* Do this *
Within the entries below, please return exactly the lines from the one with "Write the matplotlib code for this chart." through the one with "plt.rcParams['font.family'] = ['Lato', 'DejaVu", leaving out any pictures.

Dataset records:
⁂
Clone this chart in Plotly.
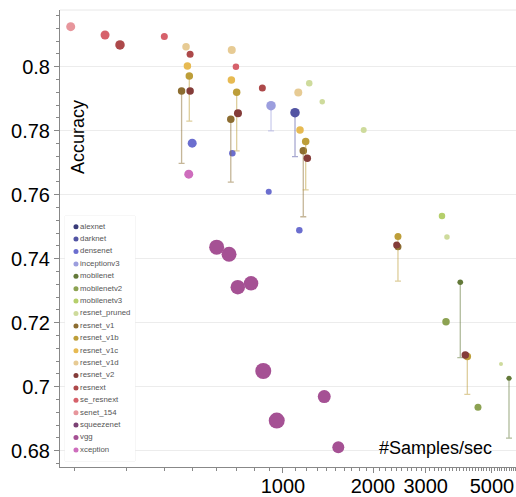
import plotly.graph_objects as go

# ---------------- data ----------------
categories = ["alexnet", "darknet", "densenet", "inceptionv3", "mobilenet", "mobilenetv2",
              "mobilenetv3", "resnet_pruned", "resnet_v1", "resnet_v1b", "resnet_v1c",
              "resnet_v1d", "resnet_v2", "resnext", "se_resnext", "senet_154",
              "squeezenet", "vgg", "xception"]

point_model = ["senet_154", "se_resnext", "resnext", "se_resnext", "resnet_v1d", "resnext",
               "resnet_v1c", "resnet_v1b", "resnet_v1", "resnet_v2", "densenet", "xception",
               "resnet_v1d", "se_resnext", "resnet_v1c", "resnet_v1b", "resnet_v1", "resnet_v2",
               "densenet", "resnext", "inceptionv3", "resnet_v1d", "resnet_pruned", "resnet_pruned",
               "darknet", "resnet_v1c", "resnet_v1b", "resnet_v1", "resnet_v2", "resnet_pruned",
               "densenet", "densenet", "resnet_v1b", "resnet_v2", "resnet_v1", "mobilenetv3",
               "resnet_pruned", "mobilenet", "mobilenetv2", "resnet_v2", "resnet_v1b",
               "resnet_pruned", "mobilenet", "mobilenetv2",
               "vgg", "vgg", "vgg", "vgg", "vgg", "vgg", "vgg", "vgg"]

samples_per_sec = [195, 254, 285, 401, 474, 489,
                   479, 486, 458, 489, 497, 484,
                   674, 696, 672, 700, 669, 707,
                   677, 853, 912, 1125, 1224, 1353,
                   1097, 1140, 1191, 1169, 1206, 1862,
                   896, 1134, 2424, 2400, 2424, 3402,
                   3535, 3917, 3509, 4071, 4135,
                   5360, 5700, 4489,
                   600, 660, 706, 782, 859, 1374, 953, 1531]

accuracy = [0.8125, 0.8099, 0.8068, 0.8094, 0.8062, 0.8039,
            0.8002, 0.7971, 0.7924, 0.7924, 0.7761, 0.7664,
            0.8052, 0.8000, 0.7958, 0.7920, 0.7836, 0.7854,
            0.7729, 0.7933, 0.7878, 0.7919, 0.7948, 0.7890,
            0.7856, 0.7802, 0.7766, 0.7737, 0.7714, 0.7802,
            0.7609, 0.7489, 0.7469, 0.7443, 0.7437, 0.7533,
            0.7468, 0.7326, 0.7203, 0.7099, 0.7094,
            0.7071, 0.7026, 0.6936,
            0.7436, 0.7414, 0.7311, 0.7323, 0.7049, 0.6969, 0.6894, 0.6811]

accuracy_drop = [0, 0, 0, 0, 0, 0,
                 0, 0.0141, 0.0226, 0, 0, 0,
                 0, 0, 0, 0.0183, 0.0197, 0,
                 0, 0, 0.0079, 0, 0, 0,
                 0.0137, 0, 0.0151, 0.0206, 0, 0,
                 0, 0, 0.0139, 0, 0, 0,
                 0, 0.0235, 0, 0, 0.0118,
                 0, 0.0187, 0,
                 0, 0, 0, 0, 0, 0, 0, 0]

model_scale = [9, 9, 9.5, 7, 7.5, 7,
               7.5, 7.5, 7.5, 7.5, 9, 9,
               8, 6.5, 7.5, 7.5, 7.5, 8,
               6.5, 7, 9.5, 8, 6.5, 5.5,
               9.5, 7.5, 7.5, 7.5, 7.5, 6,
               6, 6.5, 7, 7, 7, 6.5,
               5.5, 5.5, 7.5, 7.5, 7.5,
               4, 5, 7,
               15, 15, 14.5, 14.5, 16, 13, 16, 12]

x_tick_vals = [1000, 2000, 3000, 5000]
x_tick_text = ["1000", "2000", "3000", "5000"]
y_tick_vals = [0.68, 0.70, 0.72, 0.74, 0.76, 0.78, 0.80]

# ---------------- style ----------------
palette = ["#393b79", "#5254a3", "#6b6ecf", "#9c9ede", "#637939", "#8ca252", "#b5cf6b",
           "#cedb9c", "#8c6d31", "#bd9e39", "#e7ba52", "#e7cb94", "#843c39", "#ad494a",
           "#d6616b", "#e7969c", "#7b4173", "#a55194", "#ce6dbd"]
color_of = dict(zip(categories, palette))


def rgba(hex_color, a):
    h = hex_color.lstrip("#")
    return "rgba(%d,%d,%d,%.2f)" % (int(h[0:2], 16), int(h[2:4], 16), int(h[4:6], 16), a)


FONT = "Liberation Sans, Arial, Helvetica, sans-serif"
W, H = 516, 497
ML, MR, MT, MB = 60, 0, 10, 30
PW, PH = W - ML - MR, H - MT - MB


def px_to_paper(px, py):
    return (px - ML) / PW, (H - MB - py) / PH


fig = go.Figure()

for cat in categories:
    idx = [i for i, m in enumerate(point_model) if m == cat]
    if not idx:
        continue
    xs = [samples_per_sec[i] for i in idx]
    ys = [accuracy[i] for i in idx]
    em = [accuracy_drop[i] for i in idx]
    sz = [model_scale[i] for i in idx]
    has_err = any(e > 0 for e in em)
    tr = dict(
        x=xs, y=ys, mode="markers", name=cat, showlegend=False,
        marker=dict(color=color_of[cat], size=sz, opacity=1, line=dict(width=0)),
        xaxis="x", yaxis="y",
    )
    if has_err:
        tr["error_y"] = dict(type="data", symmetric=False, array=[0] * len(em),
                             arrayminus=em, color=rgba(color_of[cat], 0.5),
                             thickness=1.3, width=3)
    fig.add_trace(go.Scatter(**tr))

# compact legend (bokeh-like), built from the categories list
n = len(categories)
fig.add_trace(go.Scatter(
    x=[0.157] * n, y=[-i for i in range(n)], mode="markers+text",
    text=categories, textposition="middle right",
    textfont=dict(family=FONT, size=7.8, color="#555555"),
    marker=dict(color=palette, size=5, opacity=1), showlegend=False, hoverinfo="skip",
    xaxis="x2", yaxis="y2", cliponaxis=False,
))

lx0, ly0 = px_to_paper(65, 461)
lx1, ly1 = px_to_paper(135, 216)
ax_x, ax_y = px_to_paper(78, 137)
sx_x, sx_y = px_to_paper(435, 448)

fig.update_layout(
    width=W, height=H,
    margin=dict(l=ML, r=MR, t=MT, b=MB),
    paper_bgcolor="white", plot_bgcolor="white",
    showlegend=False,
    font=dict(family=FONT, color="black"),
    xaxis=dict(
        type="log", range=[2.2542, 3.7793], automargin=False,
        tickvals=x_tick_vals, ticktext=x_tick_text,
        tickfont=dict(size=20, family=FONT, color="black"),
        ticks="outside", ticklen=5, tickcolor="#888888", tickwidth=1,
        ticklabelstandoff=-4,
        showline=True, linecolor="#888888", linewidth=1,
        showgrid=False, zeroline=False,
        minor=dict(ticks="outside", ticklen=3, tickcolor="#888888",
                   tickvals=[v for v in range(200, 6100, 100) if v not in x_tick_vals],
                   showgrid=False),
    ),
    yaxis=dict(
        range=[0.6749, 0.8177], automargin=False,
        tickvals=y_tick_vals,
        tickfont=dict(size=20, family=FONT, color="black"),
        ticks="outside", ticklen=5, tickcolor="#888888", tickwidth=1,
        showline=True, linecolor="#888888", linewidth=1,
        showgrid=True, gridcolor="#ececec", gridwidth=1, zeroline=False,
        minor=dict(ticks="outside", ticklen=3, tickcolor="#888888", dtick=0.004,
                   tick0=0.68, showgrid=False),
    ),
    xaxis2=dict(domain=[lx0, lx1], range=[0, 1], visible=False, anchor="y2",
                fixedrange=True, automargin=False),
    yaxis2=dict(domain=[ly0, ly1], range=[-18.895, 0.863], visible=False,
                anchor="x2", fixedrange=True, automargin=False),
    shapes=[
        dict(type="rect", xref="paper", yref="paper", x0=lx0, x1=lx1, y0=ly0, y1=ly1,
             line=dict(color="#eeeeee", width=1), fillcolor="white", layer="between"),
        dict(type="line", xref="paper", yref="paper", x0=0, x1=1, y0=1, y1=1,
             line=dict(color="#e8e8e8", width=1)),
    ],
    annotations=[
        dict(text="Accuracy", xref="paper", yref="paper", x=ax_x, y=ax_y,
             showarrow=False, textangle=-90, font=dict(size=18, family=FONT, color="black"),
             xanchor="center", yanchor="middle"),
        dict(text="#Samples/sec", xref="paper", yref="paper", x=sx_x, y=sx_y,
             showarrow=False, font=dict(size=18, family=FONT, color="black"),
             xanchor="center", yanchor="middle"),
    ],
)

fig.write_html("out.html",
               config={"displayModeBar": False},
               post_script="document.body.style.margin='0px';"
                           "document.body.style.overflow='hidden';")
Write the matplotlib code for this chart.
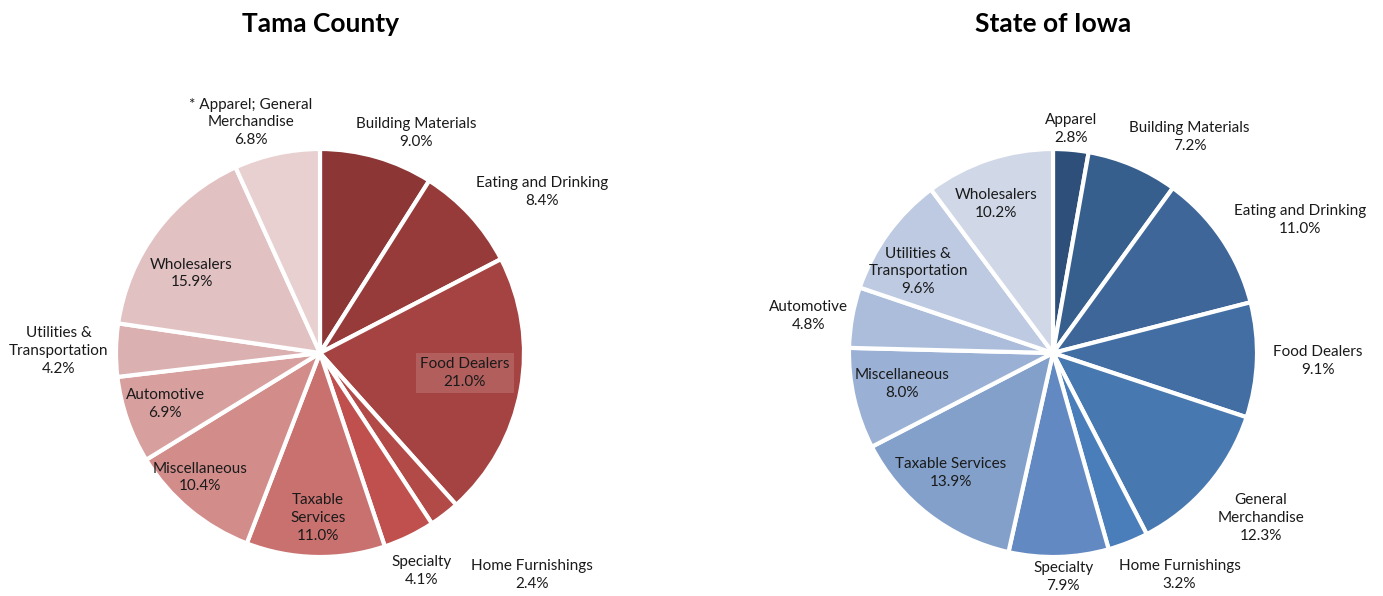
import matplotlib
matplotlib.use('Agg')
import matplotlib.pyplot as plt

plt.rcParams['font.family'] = ['Lato', 'DejaVu Sans']

# ── Data ──────────────────────────────────────────────────────────────────────
tama_labels = ['Building Materials', 'Eating and Drinking', 'Food Dealers',
               'Home Furnishings', 'Specialty', 'Taxable\nServices',
               'Miscellaneous', 'Automotive', 'Utilities &\nTransportation',
               'Wholesalers', '* Apparel; General\nMerchandise']
tama_values = [9.0, 8.4, 21.0, 2.4, 4.1, 11.0, 10.4, 6.9, 4.2, 15.9, 6.8]

iowa_labels = ['Apparel', 'Building Materials', 'Eating and Drinking',
               'Food Dealers', 'General\nMerchandise', 'Home Furnishings',
               'Specialty', 'Taxable Services', 'Miscellaneous', 'Automotive',
               'Utilities &\nTransportation', 'Wholesalers']
iowa_values = [2.8, 7.2, 11.0, 9.1, 12.3, 3.2, 7.9, 13.9, 8.0, 4.8, 9.6, 10.2]

# ── Styling ───────────────────────────────────────────────────────────────────
tama_colors = ['#8C3636', '#973B3A', '#A44341', '#B24A48', '#C0504D', '#C9716F',
               '#D28D8B', '#D7A09F', '#DBB0B0', '#E1C1C2', '#E8D0D0']
iowa_colors = ['#2D4F7A', '#375F8D', '#3E6699', '#436EA4', '#4878B0', '#4A7EBB',
               '#6389C2', '#83A0CB', '#9AB0D4', '#ABBDDB', '#BDCAE2', '#D0D8E8']

# label centres in pie-radius units (layout only)
tama_lab_xy = [(0.47, 1.08), (1.09, 0.79), (0.71, -0.10), (1.04, -1.09),
               (0.50, -1.07), (-0.01, -0.81), (-0.59, -0.61), (-0.76, -0.25),
               (-1.28, 0.01), (-0.63, 0.39), (-0.34, 1.13)]
iowa_lab_xy = [(0.09, 1.10), (0.67, 1.06), (1.21, 0.65), (1.30, -0.04),
               (1.02, -0.81), (0.62, -1.09), (0.05, -1.10), (-0.50, -0.59),
               (-0.74, -0.15), (-1.20, 0.18), (-0.66, 0.40), (-0.28, 0.73)]

W, H = 1383, 596
R = 204
fig = plt.figure(figsize=(W / 100, H / 100), dpi=100, facecolor='white')


def draw_pie(cx, cy, values, labels, colors, lab_xy, title, boxed=None):
    ax = fig.add_axes([(cx - R) / W, (H - cy - R) / H, 2 * R / W, 2 * R / H])
    ax.pie(values, colors=colors, startangle=90, counterclock=False,
           radius=1.0, wedgeprops=dict(edgecolor='white', linewidth=3))
    ax.set_xlim(-1, 1)
    ax.set_ylim(-1, 1)
    ax.set_aspect('equal')
    ax.axis('off')
    for i, (lab, v) in enumerate(zip(labels, values)):
        x, y = lab_xy[i]
        kw = {}
        if boxed is not None and i == boxed:
            kw['bbox'] = dict(facecolor='white', alpha=0.15, edgecolor='none', pad=3)
        ax.text(x, y, f'{lab}\n{v:.1f}%', ha='center', va='center',
                fontsize=11, color='#1a1a1a', linespacing=1.35, clip_on=False, **kw)
    fig.text(cx / W, 1 - 24 / H, title, ha='center', va='center',
             fontsize=19, fontweight='bold', color='black')


draw_pie(320, 353, tama_values, tama_labels, tama_colors, tama_lab_xy,
         'Tama County', boxed=2)
draw_pie(1053, 353, iowa_values, iowa_labels, iowa_colors, iowa_lab_xy,
         'State of Iowa')

fig.savefig('out.png', dpi=100, facecolor='white')
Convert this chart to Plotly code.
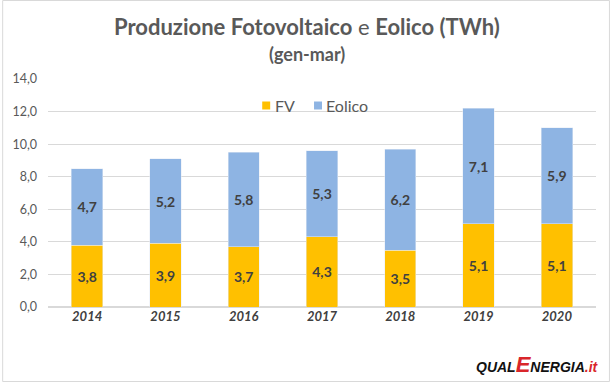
import plotly.graph_objects as go

years = ["2014", "2015", "2016", "2017", "2018", "2019", "2020"]
fv = [3.8, 3.9, 3.7, 4.3, 3.5, 5.1, 5.1]
eolico = [4.7, 5.2, 5.8, 5.3, 6.2, 7.1, 5.9]
series_names = ["FV", "Eolico"]
series_colors = ["#FFC000", "#8EB4E3"]

W, H = 611, 383
L, R, T, B = 46, 15, 79, 76
pw, ph = W - L - R, H - T - B

def px(x):
    return (x - L) / pw

def py(y):
    return (H - B - y) / ph

label_font = dict(family="Lato", size=14, color="#404040", weight="bold")

fig = go.Figure()
for name, vals, col in zip(series_names, [fv, eolico], series_colors):
    fig.add_bar(x=years, y=vals, name=name, marker_color=col,
                texttemplate="%{y:.1f}", textposition="inside", insidetextanchor="middle",
                textfont=label_font, width=0.4, textangle=0)

fig.update_layout(
    width=W, height=H, barmode="stack", separators=",.",
    margin=dict(l=L, r=R, t=T, b=B),
    paper_bgcolor="white", plot_bgcolor="white",
    font=dict(family="Lato", color="#595959"),
    showlegend=False,
    xaxis=dict(showgrid=False, showline=False, ticks="",
               tickfont=dict(size=13, color="#404040", weight="bold", style="italic")),
    yaxis=dict(range=[0, 14], dtick=2, tickformat=".1f", gridcolor="#D9D9D9",
               gridwidth=1, zeroline=True, zerolinecolor="#D9D9D9", showline=False,
               tickfont=dict(size=12.5, color="#595959"), ticks="", ticklabelstandoff=10),
)

# legend drawn manually (Excel-style compact legend)
leg_sq = [(261, 269), (313, 321)]
leg_tx = [272, 323]
for (a, b), tx, name, col in zip(leg_sq, leg_tx, series_names, series_colors):
    fig.add_shape(type="rect", xref="paper", yref="paper",
                  x0=px(a), x1=px(b), y0=py(109.5), y1=py(101.5),
                  line=dict(width=0), fillcolor=col)
    fig.add_annotation(xref="paper", yref="paper", x=px(tx), y=py(105), text=name,
                       showarrow=False, xanchor="left", yanchor="middle",
                       font=dict(size=16, color="#595959", family="Lato"))

fig.add_annotation(xref="paper", yref="paper", x=px(306), y=py(27),
                   text="<b>Produzione Fotovoltaico</b> e <b>Eolico (TWh)</b>",
                   showarrow=False, font=dict(size=22, color="#595959", family="Lato"),
                   xanchor="center", yanchor="middle")
fig.add_annotation(xref="paper", yref="paper", x=px(306), y=py(54),
                   text="<b>(gen-mar)</b>",
                   showarrow=False, font=dict(size=18, color="#595959", family="Lato"),
                   xanchor="center", yanchor="middle")
fig.add_annotation(xref="paper", yref="paper", x=px(601), y=py(364),
                   text="<b><i>QUAL<span style='color:#D9262B;font-size:22px'>E</span>NERGIA<span style='color:#D9262B'>.it</span></i></b>",
                   showarrow=False, font=dict(size=14, color="#111111", family="Liberation Sans Narrow, Liberation Sans"),
                   xanchor="right", yanchor="middle")

fig.add_shape(type="rect", xref="paper", yref="paper",
              x0=px(0.5), x1=px(609.5), y0=py(381.5), y1=py(0.5),
              line=dict(color="#D9D9D9", width=1), fillcolor="rgba(0,0,0,0)", layer="below")

fig.write_html("out.html", config={"displayModeBar": False},
               post_script="document.body.style.margin='0';document.body.style.overflow='hidden';")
⁂
* The reply *
Write the matplotlib code for this chart.
import matplotlib
matplotlib.use('Agg')
import matplotlib.pyplot as plt

plt.rcParams['font.family'] = ['Lato', 'DejaVu Sans']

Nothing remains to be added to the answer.